The Rue du Chemin-Vert, in the 11e, between Boulevard Beaumarchais and the Avenue de la République, was close to Maigret's apartment in the Boulevard Richard-Lenoir, and is frequently mentioned in Maigret cases. For example, Louis Jeunet, who shot himself in Maigret and the Hundred Gibbets (1930-31), had rented a room for his wife's mother there; Julien Foucrier, the man who shot Janvier in Maigret takes a Room (1951) lived in the Boulevard Richard-Lenoir, on the corner of Rue de Chemin-Vert, a few houses along from Maigret; Loraine Martin, whose niece was the little girl with the broken leg in Maigret's Christmas (1950), lived across the street from Maigret, and did her shopping in the Rue du Chemin-Vert; Victor Cadet, the diver who came up with the body parts in Maigret and the Headless Corpse (1955) lived there. In Maigret has Doubts (1959), Dr. Pardon often received wrong number calls for the nearby Bal des Vertus, a dancehall in the Rue du Chemin-Vert which had a similar phone number, and Gino Pagliati, who first came upon the body in Maigret and the Killer (1969) had his small grocery store on the corner of Rue du Chemin-Vert and the Rue Popincourt.
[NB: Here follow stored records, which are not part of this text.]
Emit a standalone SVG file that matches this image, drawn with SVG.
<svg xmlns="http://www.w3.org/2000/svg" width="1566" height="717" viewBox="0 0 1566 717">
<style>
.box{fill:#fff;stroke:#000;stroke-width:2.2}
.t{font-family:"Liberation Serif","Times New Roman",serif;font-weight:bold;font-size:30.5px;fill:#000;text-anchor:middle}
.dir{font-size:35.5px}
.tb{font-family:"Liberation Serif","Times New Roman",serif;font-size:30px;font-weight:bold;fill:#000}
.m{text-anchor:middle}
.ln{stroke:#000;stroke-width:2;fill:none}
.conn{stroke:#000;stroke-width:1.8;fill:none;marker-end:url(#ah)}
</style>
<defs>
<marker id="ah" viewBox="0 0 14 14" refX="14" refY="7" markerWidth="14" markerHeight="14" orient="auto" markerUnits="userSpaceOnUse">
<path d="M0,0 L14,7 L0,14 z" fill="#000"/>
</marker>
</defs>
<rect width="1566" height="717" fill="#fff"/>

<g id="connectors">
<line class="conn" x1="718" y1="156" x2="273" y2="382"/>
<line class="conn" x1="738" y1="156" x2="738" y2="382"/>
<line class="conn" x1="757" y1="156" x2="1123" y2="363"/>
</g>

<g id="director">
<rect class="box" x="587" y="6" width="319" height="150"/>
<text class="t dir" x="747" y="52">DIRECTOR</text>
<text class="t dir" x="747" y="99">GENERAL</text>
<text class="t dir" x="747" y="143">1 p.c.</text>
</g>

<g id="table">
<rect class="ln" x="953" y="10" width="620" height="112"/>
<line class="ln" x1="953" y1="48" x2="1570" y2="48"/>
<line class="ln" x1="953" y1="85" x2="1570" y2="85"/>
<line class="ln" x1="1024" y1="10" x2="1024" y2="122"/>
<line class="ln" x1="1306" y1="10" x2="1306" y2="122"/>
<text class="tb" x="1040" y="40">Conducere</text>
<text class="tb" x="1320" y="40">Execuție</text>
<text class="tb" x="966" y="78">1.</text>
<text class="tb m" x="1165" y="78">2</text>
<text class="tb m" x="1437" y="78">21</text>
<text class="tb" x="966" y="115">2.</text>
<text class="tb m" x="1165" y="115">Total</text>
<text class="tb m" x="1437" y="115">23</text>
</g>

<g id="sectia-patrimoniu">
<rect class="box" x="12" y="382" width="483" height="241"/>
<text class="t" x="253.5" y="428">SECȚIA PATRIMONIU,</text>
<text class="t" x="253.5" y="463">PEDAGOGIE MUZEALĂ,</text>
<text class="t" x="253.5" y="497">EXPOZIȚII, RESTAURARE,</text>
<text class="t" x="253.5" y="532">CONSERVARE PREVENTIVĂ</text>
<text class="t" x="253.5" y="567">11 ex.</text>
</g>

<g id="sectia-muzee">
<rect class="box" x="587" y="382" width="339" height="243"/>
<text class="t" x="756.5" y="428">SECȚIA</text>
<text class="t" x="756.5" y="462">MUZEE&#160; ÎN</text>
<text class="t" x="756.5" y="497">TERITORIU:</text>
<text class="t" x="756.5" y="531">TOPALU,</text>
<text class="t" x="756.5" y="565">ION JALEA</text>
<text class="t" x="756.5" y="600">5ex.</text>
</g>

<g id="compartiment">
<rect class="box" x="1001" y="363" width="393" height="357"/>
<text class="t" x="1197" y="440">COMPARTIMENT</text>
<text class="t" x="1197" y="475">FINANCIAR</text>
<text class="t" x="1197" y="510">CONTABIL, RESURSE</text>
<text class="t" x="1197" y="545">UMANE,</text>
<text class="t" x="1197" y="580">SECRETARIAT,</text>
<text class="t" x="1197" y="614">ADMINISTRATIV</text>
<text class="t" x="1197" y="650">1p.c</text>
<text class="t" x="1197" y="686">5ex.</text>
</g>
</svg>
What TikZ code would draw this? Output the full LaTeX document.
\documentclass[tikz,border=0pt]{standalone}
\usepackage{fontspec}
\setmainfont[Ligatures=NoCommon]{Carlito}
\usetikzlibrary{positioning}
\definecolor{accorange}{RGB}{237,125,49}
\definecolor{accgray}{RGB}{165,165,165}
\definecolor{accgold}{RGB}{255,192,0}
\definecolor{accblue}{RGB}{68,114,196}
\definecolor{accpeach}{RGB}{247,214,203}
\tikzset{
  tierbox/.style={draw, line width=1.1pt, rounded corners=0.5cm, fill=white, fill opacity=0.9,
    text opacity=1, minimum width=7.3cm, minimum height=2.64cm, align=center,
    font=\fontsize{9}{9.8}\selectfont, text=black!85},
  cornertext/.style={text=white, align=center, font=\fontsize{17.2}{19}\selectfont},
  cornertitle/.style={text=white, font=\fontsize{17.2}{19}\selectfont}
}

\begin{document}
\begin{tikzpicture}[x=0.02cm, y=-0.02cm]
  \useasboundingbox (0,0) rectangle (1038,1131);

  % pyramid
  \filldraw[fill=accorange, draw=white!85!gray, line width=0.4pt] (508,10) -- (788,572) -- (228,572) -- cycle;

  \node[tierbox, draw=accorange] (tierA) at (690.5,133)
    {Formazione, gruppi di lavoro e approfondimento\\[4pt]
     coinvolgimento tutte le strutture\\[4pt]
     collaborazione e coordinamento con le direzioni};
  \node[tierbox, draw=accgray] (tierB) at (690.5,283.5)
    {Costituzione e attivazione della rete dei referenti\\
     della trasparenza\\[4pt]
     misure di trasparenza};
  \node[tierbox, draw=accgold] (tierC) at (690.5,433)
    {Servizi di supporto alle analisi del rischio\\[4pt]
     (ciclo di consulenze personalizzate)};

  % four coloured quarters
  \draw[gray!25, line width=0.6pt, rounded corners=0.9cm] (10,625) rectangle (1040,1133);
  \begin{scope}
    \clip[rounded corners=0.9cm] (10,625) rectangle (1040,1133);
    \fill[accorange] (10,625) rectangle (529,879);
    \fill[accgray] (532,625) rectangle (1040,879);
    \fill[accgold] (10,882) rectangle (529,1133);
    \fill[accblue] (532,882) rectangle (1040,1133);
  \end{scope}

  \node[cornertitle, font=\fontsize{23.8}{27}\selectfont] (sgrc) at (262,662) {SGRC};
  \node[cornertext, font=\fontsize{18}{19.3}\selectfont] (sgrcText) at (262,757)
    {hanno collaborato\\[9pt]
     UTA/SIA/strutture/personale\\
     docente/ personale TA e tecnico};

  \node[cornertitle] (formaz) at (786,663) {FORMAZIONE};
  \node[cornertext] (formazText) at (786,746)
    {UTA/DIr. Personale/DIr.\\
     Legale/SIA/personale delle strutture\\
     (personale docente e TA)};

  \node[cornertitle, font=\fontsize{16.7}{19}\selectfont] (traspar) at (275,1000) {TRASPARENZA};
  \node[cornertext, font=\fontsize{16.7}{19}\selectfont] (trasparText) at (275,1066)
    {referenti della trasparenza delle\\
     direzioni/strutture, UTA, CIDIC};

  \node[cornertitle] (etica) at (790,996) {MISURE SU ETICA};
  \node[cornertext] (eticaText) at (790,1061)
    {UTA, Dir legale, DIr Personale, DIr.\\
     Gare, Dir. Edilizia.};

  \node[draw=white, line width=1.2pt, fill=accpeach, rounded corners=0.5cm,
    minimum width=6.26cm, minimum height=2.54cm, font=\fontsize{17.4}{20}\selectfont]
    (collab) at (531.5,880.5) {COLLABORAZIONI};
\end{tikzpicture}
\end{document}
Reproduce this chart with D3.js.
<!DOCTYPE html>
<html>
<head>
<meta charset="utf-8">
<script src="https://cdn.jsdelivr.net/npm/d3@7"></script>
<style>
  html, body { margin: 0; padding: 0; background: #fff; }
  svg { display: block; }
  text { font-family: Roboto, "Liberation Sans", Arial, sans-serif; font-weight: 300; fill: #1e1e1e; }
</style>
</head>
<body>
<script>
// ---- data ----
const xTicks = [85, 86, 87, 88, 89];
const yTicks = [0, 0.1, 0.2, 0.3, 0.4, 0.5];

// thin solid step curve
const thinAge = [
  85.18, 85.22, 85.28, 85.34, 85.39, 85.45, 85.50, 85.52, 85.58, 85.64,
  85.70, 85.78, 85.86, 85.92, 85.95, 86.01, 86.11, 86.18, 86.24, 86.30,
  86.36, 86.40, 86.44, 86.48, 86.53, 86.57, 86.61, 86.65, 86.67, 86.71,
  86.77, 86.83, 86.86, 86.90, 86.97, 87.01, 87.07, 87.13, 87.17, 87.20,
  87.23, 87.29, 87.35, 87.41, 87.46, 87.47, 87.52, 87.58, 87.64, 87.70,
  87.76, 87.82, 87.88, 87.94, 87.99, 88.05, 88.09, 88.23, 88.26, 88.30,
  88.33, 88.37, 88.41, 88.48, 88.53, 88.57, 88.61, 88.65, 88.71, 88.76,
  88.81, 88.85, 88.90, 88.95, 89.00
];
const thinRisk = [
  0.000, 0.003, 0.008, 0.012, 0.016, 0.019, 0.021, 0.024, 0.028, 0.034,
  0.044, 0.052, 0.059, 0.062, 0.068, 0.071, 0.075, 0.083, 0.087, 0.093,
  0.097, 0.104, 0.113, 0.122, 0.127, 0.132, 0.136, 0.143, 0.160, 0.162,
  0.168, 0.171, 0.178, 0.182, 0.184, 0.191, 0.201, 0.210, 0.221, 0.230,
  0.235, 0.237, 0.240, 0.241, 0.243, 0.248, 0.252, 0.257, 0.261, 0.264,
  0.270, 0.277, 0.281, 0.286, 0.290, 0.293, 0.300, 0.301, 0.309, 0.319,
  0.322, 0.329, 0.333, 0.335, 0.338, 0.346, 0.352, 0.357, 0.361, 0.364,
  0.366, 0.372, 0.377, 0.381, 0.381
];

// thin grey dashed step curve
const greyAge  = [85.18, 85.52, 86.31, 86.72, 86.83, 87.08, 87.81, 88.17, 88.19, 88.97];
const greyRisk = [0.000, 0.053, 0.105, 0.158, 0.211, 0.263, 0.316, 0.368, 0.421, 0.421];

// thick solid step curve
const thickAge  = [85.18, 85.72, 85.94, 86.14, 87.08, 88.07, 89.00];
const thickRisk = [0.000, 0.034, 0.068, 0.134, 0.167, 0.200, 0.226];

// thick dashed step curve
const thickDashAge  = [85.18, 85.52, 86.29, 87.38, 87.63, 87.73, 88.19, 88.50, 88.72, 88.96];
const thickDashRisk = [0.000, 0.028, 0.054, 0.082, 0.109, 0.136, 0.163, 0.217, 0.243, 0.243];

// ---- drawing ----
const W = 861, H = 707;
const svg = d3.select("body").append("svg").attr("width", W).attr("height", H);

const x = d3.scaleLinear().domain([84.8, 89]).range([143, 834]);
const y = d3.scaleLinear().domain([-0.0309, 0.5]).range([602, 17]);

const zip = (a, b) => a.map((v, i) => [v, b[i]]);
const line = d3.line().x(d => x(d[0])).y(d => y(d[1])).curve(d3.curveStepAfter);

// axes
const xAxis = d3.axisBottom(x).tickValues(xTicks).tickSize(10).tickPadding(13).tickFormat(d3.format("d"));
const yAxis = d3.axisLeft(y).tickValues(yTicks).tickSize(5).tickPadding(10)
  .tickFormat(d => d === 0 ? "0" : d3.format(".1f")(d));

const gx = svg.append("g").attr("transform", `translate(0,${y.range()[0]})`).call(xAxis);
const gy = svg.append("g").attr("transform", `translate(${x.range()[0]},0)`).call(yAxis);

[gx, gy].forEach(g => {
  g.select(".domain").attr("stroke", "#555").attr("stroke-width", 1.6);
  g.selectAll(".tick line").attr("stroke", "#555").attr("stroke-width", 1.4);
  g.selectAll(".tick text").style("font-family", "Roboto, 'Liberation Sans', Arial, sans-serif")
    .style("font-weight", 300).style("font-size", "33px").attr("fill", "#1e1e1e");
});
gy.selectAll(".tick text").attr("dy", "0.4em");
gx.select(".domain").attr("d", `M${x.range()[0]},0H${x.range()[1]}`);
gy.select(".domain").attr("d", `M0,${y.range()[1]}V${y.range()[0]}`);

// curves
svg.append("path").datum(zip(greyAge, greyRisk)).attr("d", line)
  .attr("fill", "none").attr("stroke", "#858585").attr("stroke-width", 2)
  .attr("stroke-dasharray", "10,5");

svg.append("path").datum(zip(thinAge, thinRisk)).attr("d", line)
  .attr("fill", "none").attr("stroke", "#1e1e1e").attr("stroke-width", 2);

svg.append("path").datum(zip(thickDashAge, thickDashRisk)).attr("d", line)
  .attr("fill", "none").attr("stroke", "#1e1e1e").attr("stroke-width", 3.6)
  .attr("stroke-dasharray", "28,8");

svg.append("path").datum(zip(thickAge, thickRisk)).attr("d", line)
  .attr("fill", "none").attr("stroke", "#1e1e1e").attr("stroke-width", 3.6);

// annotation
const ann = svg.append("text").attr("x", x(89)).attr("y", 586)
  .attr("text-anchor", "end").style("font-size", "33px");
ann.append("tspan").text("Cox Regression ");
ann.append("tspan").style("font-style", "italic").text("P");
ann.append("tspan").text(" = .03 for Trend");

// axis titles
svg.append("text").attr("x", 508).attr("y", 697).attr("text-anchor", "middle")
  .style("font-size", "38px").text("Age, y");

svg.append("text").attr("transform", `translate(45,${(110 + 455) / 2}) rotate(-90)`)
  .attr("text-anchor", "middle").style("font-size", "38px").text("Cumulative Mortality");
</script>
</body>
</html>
In La péniche aux deux pendus [Two Bodies on a Barge], (written October 1936) Maigret had been called to the lock at Le Coudray, where a barge, the Astrolabe, had drifted, with two dead bodies aboard. He went upstream to La Citanguette, where the drama had started, and investigated in the bistro there.
This case does not appear in any of the published Maigret chronicles. However, if it had not been a Russian, it would have fit well with M. Gallet décédé [Maigret Stonewalled].
Pope-Joan. A card game resembling Michigan and fan-tan, using a regular deck, but a special round board with eight compartments. Maigret played the game with his brother- and sister-in-law and Mme Maigret at the very end of L'Ombre Chinoise [Maigret Mystified].
A reference to the legend of Saint Anthony, the first Christian monk, born in Egypt in the 3rd century, who was said to have struggled to keep to his meditations on the Scriptures when beset by demons in the shape of horrid beasts, beautiful ladies and hideous giants, all sent by the devil to distract him. A popular theme in art, "The Temptation of Saint Anthony" is the title of famous paintings by Bosch, Breughel, Cranach, Dali… and many others.
In Chapter 10 of Le pendu de Saint-Pholien [Maigret and the Hundred Gibbets], Maurice Belloir speaks of "…the mandarin problem. You know… 'If all you had to do was press an electric button to kill a very rich mandarin in the heart of China and become his heir, would you do it?'…"
Recherches dans l'intérêt des familles was a theme in La pipe de Maigret, and the title of Chapter 3 of that work, where Maigret put it to rhythm, as on a train: Re-cher-ches-dans-l'in-té-rêt-des-fa-mil-les… In Jean Stewart's translation [Maigret's Pipe] he rendered it as "inquiries on behalf of next of kin". Maigret also refers to it at the end of La première enquête de Maigret [Maigret's First Case], the investigation on behalf of Lise Gendreau-Balthazar 22 years later, "investigations undertaken on behalf of private families".